80g butter, chopped
¾ cup plain flour
¼ cup brown sugar
¼ cup caster sugar
¼ teaspoon ground cinnamon
160g butter, room temperature
¾ cup caster sugar
1 teaspoon vanilla extract
1 ½ cups plain flour
¼ cup buttermilk
1 teaspoon baking powder
700g jar poached cherries, drained
1. Preheat oven to 180°C. Grease and line a 20cm square slice pan with baking paper.
2. Topping: In a large bowl combine butter, flour, sugars and cinnamon. Rub with fingers until a chunky crumb has formed. Set aside.
3. Cake: Place butter, sugar and vanilla in the Stainless Steel Mixing Bowl.

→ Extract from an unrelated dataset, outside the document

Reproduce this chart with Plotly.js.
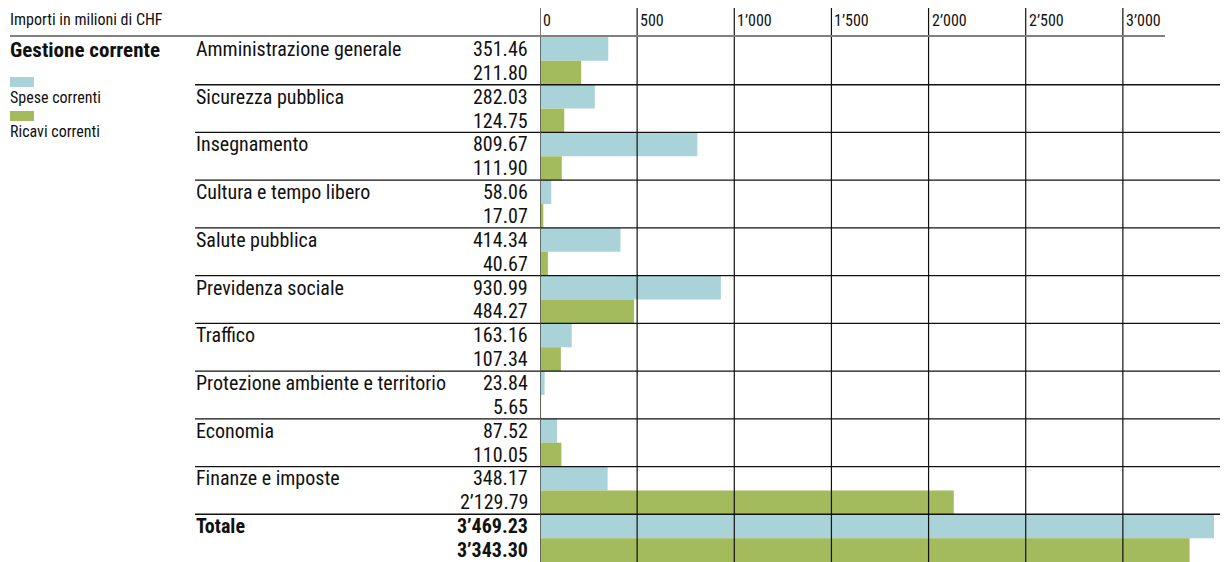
<!DOCTYPE html>
<html>
<head>
<meta charset="utf-8">
<script src="https://cdn.plot.ly/plotly-3.0.1.min.js"></script>
<style>html,body{margin:0;padding:0;background:#fff;}#chart{width:1226px;height:562px;}</style>
</head>
<body>
<div id="chart"></div>
<script>
const categories = ["Amministrazione generale","Sicurezza pubblica","Insegnamento","Cultura e tempo libero","Salute pubblica","Previdenza sociale","Traffico","Protezione ambiente e territorio","Economia","Finanze e imposte","Totale"];
const spese = [351.46,282.03,809.67,58.06,414.34,930.99,163.16,23.84,87.52,348.17,3469.23];
const ricavi = [211.80,124.75,111.90,17.07,40.67,484.27,107.34,5.65,110.05,2129.79,3343.30];
const tickVals = [0,500,1000,1500,2000,2500,3000];
const tickLabels = ["0","500","1’000","1’500","2’000","2’500","3’000"];
const seriesNames = ["Spese correnti","Ricavi correnti"];
const axisTitle = "Importi in milioni di CHF";
const sectionTitle = "Gestione corrente";

const FONT = "Roboto Condensed, DejaVu Sans Condensed, sans-serif";
const BLUE = "#a9d3d9";
const GREEN = "#a3ba5d";
const L = 540, W = 680, T = 37, H = 525;
const px = v => (v - L) / W;          // pixel x -> paper x
const py = v => 1 - (v - T) / H;      // pixel y -> paper y

function fmt(v){
  const s = v.toFixed(2);
  const [i,d] = s.split(".");
  return i.replace(/\B(?=(\d{3})+(?!\d))/g, "’") + "." + d;
}

const n = categories.length;
const yS = categories.map((c,i)=>2*i+0.5);
const yR = categories.map((c,i)=>2*i+1.5);

const traces = [
  {type:"bar", orientation:"h", x:spese, y:yS, width:1, marker:{color:BLUE, line:{width:0}}, name:seriesNames[0], hoverinfo:"x"},
  {type:"bar", orientation:"h", x:ricavi, y:yR, width:1, marker:{color:GREEN, line:{width:0}}, name:seriesNames[1], hoverinfo:"x"}
];

const annotations = [];
const shapes = [];

categories.forEach((c,i)=>{
  const bold = (i === n-1);
  const f = {family:FONT, size:20, color:"#111"};
  annotations.push({xref:"paper", yref:"y", x:px(194), y:yS[i], xanchor:"left", yanchor:"middle",
    text: bold ? "<b>"+c+"</b>" : c, showarrow:false, font:f});
  annotations.push({xref:"paper", yref:"y", x:px(530), y:yS[i], xanchor:"right", yanchor:"middle",
    text: bold ? "<b>"+fmt(spese[i])+"</b>" : fmt(spese[i]), showarrow:false, font:f});
  annotations.push({xref:"paper", yref:"y", x:px(530), y:yR[i], xanchor:"right", yanchor:"middle",
    text: bold ? "<b>"+fmt(ricavi[i])+"</b>" : fmt(ricavi[i]), showarrow:false, font:f});
  if (i > 0) {
    shapes.push({type:"line", xref:"paper", yref:"y", x0:px(195), x1:1, y0:2*i, y1:2*i,
      line:{color:"#111", width:1.3}, layer:"above"});
  }
});

tickVals.forEach((v,k)=>{
  shapes.push({type:"line", xref:"x", yref:"paper", x0:v, x1:v, y0:0, y1:py(8),
    line:{color: v===0 ? "#555" : "#111", width: v===0 ? 1.6 : 1.2}, layer:"above"});
  annotations.push({xref:"x", yref:"paper", x:v, y:py(21), xanchor:"left", yanchor:"middle", xshift:1,
    text:tickLabels[k], showarrow:false, font:{family:FONT, size:16, color:"#111"}});
});

// top header rule
shapes.push({type:"line", xref:"paper", yref:"paper", x0:px(10), x1:px(1165), y0:py(36), y1:py(36),
  line:{color:"#808080", width:2}, layer:"above"});

// header texts
annotations.push({xref:"paper", yref:"paper", x:px(8), y:py(19), xanchor:"left", yanchor:"middle",
  text:axisTitle, showarrow:false, font:{family:FONT, size:16, color:"#111"}});
annotations.push({xref:"paper", yref:"paper", x:px(8), y:py(50), xanchor:"left", yanchor:"middle",
  text:"<b>"+sectionTitle+"</b>", showarrow:false, font:{family:FONT, size:21, color:"#111"}});

// legend
[[BLUE,77,97],[GREEN,111,131]].forEach((s,k)=>{
  shapes.push({type:"rect", xref:"paper", yref:"paper", x0:px(10), x1:px(34), y0:py(s[1]+10), y1:py(s[1]),
    fillcolor:s[0], line:{width:0}, layer:"above"});
  annotations.push({xref:"paper", yref:"paper", x:px(8), y:py(s[2]), xanchor:"left", yanchor:"middle",
    text:seriesNames[k], showarrow:false, font:{family:FONT, size:16, color:"#111"}});
});

const layout = {
  width:1226, height:562,
  margin:{l:L, r:1226-L-W, t:T, b:562-T-H, pad:0},
  paper_bgcolor:"#fff", plot_bgcolor:"#fff",
  showlegend:false,
  barmode:"overlay",
  xaxis:{range:[0,3500], showgrid:false, zeroline:false, showticklabels:false, ticks:"", fixedrange:true},
  yaxis:{range:[2*n,0], showgrid:false, zeroline:false, showticklabels:false, ticks:"", fixedrange:true},
  annotations:annotations,
  shapes:shapes
};

Plotly.newPlot("chart", traces, layout, {displayModeBar:false, staticPlot:true});
</script>
</body>
</html>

Using the scraper beater on medium speed (5-7) mix until light and creamy. Add eggs one at a time, making sure to beat well after each addition.
4. Reduce to low speed (1-4). Add flour, buttermilk and baking powder. Continue to mix on low speed (1-4) until combined.
5. Pour into prepared pan. Cover with cherries. Sprinkle topping mixture over top of cake. Bake for 1 hour or until cooked when tested. Place on wire rack to cool.
Tip: Topping can be done using a food processor.